In queste ore è in corso l’interlocuzione tra le associazioni delle aziende di trasporto e il ministero dei trasporti per ottenere elasticità su questo punto. Se la trattativa non dovesse andare a buon fine, allora sarà inevitabile adeguarsi e arriveranno così i “segnaposto” anche per i passeggeri in piedi, soluzione già adottata sugli ascensori Amt. La diretta conseguenza è che alle fermate potrebbero fermarsi code di utenti in attesa di salire su un mezzo. Per questo già da domani ci saranno volontari della protezione civile a presidiare le fermate più critiche in modo da prevenire assembramenti.

Una situazione ancora molto confusa che rischia di tradursi in un pesante aumento del traffico privato con ripercussioni sulla viabilità. Scenario che Palazzo Tursi vuole scongiurare. Da un parte la Regione farà pressioni sulle aziende perché diluiscano gli orari di entrata e uscita riducendo così il picco delle ore di punta. Poi arriverà il piano delle piste ciclabili “d’emergenza”, con le corsie riservate ai mezzi green dove ci sono strade secondarie su percorsi paralleli, insieme agli incentivi per acquistare bici e monopattini elettrici. Una strategia che però va ancora definita nei dettagli.

“Ci stiamo lavorando in settimana avremo il piano delle prime piste ciclabili – spiega l’assessore Matteo Campora -. Sono in corso approfondimenti tecnici, abbiamo ricevuto ieri anche un documento da parte di Fiab e Conprofessioni, a cui va il mio ringraziamento, con alcune proposte operative che gli uffici da domani approfondiranno”.

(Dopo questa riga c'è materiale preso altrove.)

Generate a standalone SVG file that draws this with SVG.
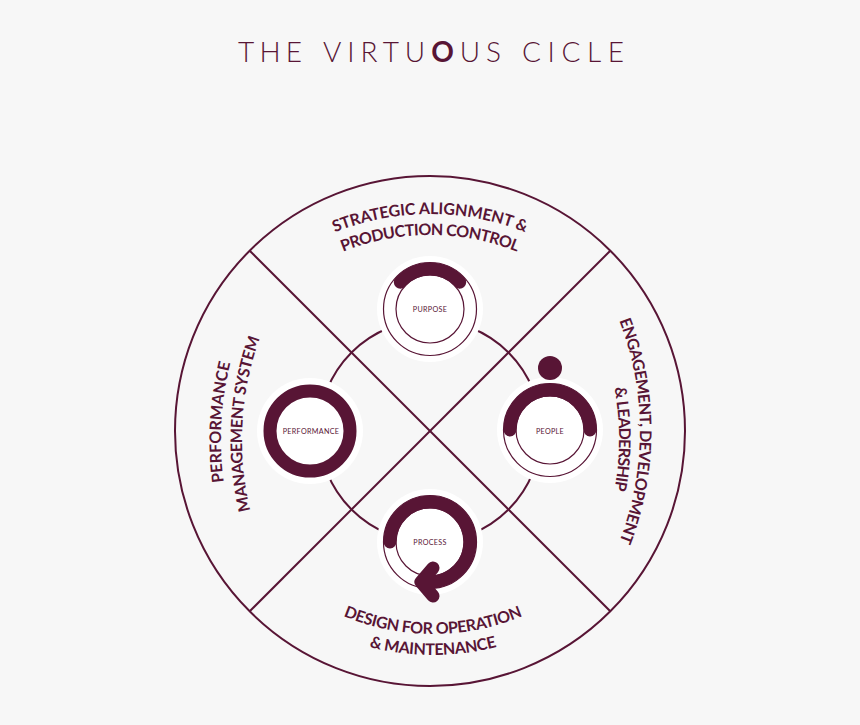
<svg xmlns="http://www.w3.org/2000/svg" width="860" height="725" viewBox="0 0 860 725">
<defs>
<style>
.ln{fill:none;stroke:#581535;stroke-width:2}
.thin{fill:none;stroke:#581535;stroke-width:1.2}
.bg{fill:#ffffff}
.thick{fill:none;stroke:#581535;stroke-width:13;stroke-linecap:round;stroke-linejoin:round}
.lbl{font-family:Lato,"Liberation Sans",sans-serif;font-weight:700;font-size:16px;fill:#581535}
.nl{font-family:Lato,"Liberation Sans",sans-serif;font-size:7.2px;fill:#581535;letter-spacing:0.3px}
.title{font-family:Lato,"Liberation Sans",sans-serif;font-weight:300;font-size:28px;fill:#581535}
</style>
<path id="pTop1" d="M302,248.3 A256,256 0 0 1 558,248.3"/>
<path id="pTop2" d="M312.5,266.5 A235,235 0 0 1 547.5,266.5"/>
<path id="pBot1" d="M316,602.6 A234,234 0 0 0 550,602.6"/>
<path id="pBot2" d="M305.5,620.8 A255,255 0 0 0 560.5,620.8"/>
<path id="pR1" d="M599.1,278.5 A305,305 0 0 1 599.1,583.5"/>
<path id="pR2" d="M581,297 A284,284 0 0 1 581,581"/>
<path id="pL1" d="M255.4,584.3 A320,320 0 0 1 273.2,264.8"/>
<path id="pL2" d="M274.2,575.1 A299,299 0 0 1 290.7,276.5"/>
</defs>
<rect width="860" height="725" fill="#f7f7f7"/>
<g id="title">
<text class="title" x="238" y="61.5" textLength="64" lengthAdjust="spacing">THE</text>
<text class="title" x="323" y="61.5" textLength="178" lengthAdjust="spacing">VIRTU<tspan font-weight="700">O</tspan>US</text>
<text class="title" x="522" y="61.5" textLength="102" lengthAdjust="spacing">CICLE</text>
</g>
<g id="connectors">
<circle class="ln" cx="430" cy="431" r="255"/>
<line class="ln" x1="249.7" y1="250.7" x2="610.3" y2="611.3"/>
<line class="ln" x1="610.3" y1="250.7" x2="249.7" y2="611.3"/>
<circle class="ln" cx="430" cy="431" r="111"/>
</g>
<g id="labels">
<text class="lbl"><textPath href="#pTop1" startOffset="50%" text-anchor="middle" textLength="195" lengthAdjust="spacing">STRATEGIC ALIGNMENT &amp;</textPath></text>
<text class="lbl"><textPath href="#pTop2" startOffset="50%" text-anchor="middle" textLength="178" lengthAdjust="spacing">PRODUCTION CONTROL</textPath></text>
<text class="lbl"><textPath href="#pBot1" startOffset="50%" text-anchor="middle" textLength="184" lengthAdjust="spacing">DESIGN FOR OPERATION</textPath></text>
<text class="lbl"><textPath href="#pBot2" startOffset="50%" text-anchor="middle" textLength="129" lengthAdjust="spacing">&amp; MAINTENANCE</textPath></text>
<text class="lbl"><textPath href="#pR1" startOffset="50%" text-anchor="middle" textLength="226" lengthAdjust="spacing">ENGAGEMENT, DEVELOPMENT</textPath></text>
<text class="lbl"><textPath href="#pR2" startOffset="50%" text-anchor="middle" textLength="103" lengthAdjust="spacing">&amp; LEADERSHIP</textPath></text>
<text class="lbl"><textPath href="#pL1" startOffset="50%" text-anchor="middle" textLength="120" lengthAdjust="spacing">PERFORMANCE</textPath></text>
<text class="lbl"><textPath href="#pL2" startOffset="50%" text-anchor="middle" textLength="175" lengthAdjust="spacing">MANAGEMENT SYSTEM</textPath></text>
</g>
<g id="purpose">
<circle class="bg" cx="430" cy="309" r="53"/>
<circle class="thin" cx="430" cy="309" r="46.5"/>
<circle class="thin" cx="430" cy="309" r="34"/>
<path class="thick" d="M400.3,282.2 A40,40 0 0 1 459.7,282.2"/>
<text class="nl" x="430" y="311.5" text-anchor="middle">PURPOSE</text>
</g>
<g id="people">
<circle class="bg" cx="550" cy="430" r="53"/>
<circle class="thin" cx="550" cy="430" r="46.5"/>
<circle class="thin" cx="550" cy="430" r="34"/>
<path class="thick" d="M510,430 A40,40 0 0 1 590,430"/>
<circle cx="550" cy="368" r="12" fill="#581535"/>
<text class="nl" x="550" y="433.5" text-anchor="middle">PEOPLE</text>
</g>
<g id="performance">
<circle class="bg" cx="310" cy="431" r="53"/>
<circle class="thick" cx="310" cy="431" r="40"/>
<text class="nl" x="311" y="434" text-anchor="middle">PERFORMANCE</text>
</g>
<g id="process">
<circle class="bg" cx="430" cy="542" r="53"/>
<circle class="thin" cx="430" cy="542" r="46.5"/>
<circle class="thin" cx="430" cy="542" r="34"/>
<path class="thick" d="M390,542 A40,40 0 1 1 423.1,581.4 L421,582 M433,568 L421,582 L433,596"/>
<text class="nl" x="430" y="545" text-anchor="middle">PROCESS</text>
</g>
</svg>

L’obiettivo, insomma, è convincere quante più persone possibili a evitare sia i mezzi pubblici sia auto e moto. Ma fondamentale sarà monitorare quello che succederà nei prossimi giorni. Che dipenderà sia dalle decisioni dei genovesi, che dovranno scegliere se e come cambiare le loro abitudini, sia dall’effettivo numero di persone che torneranno a uscire di casa.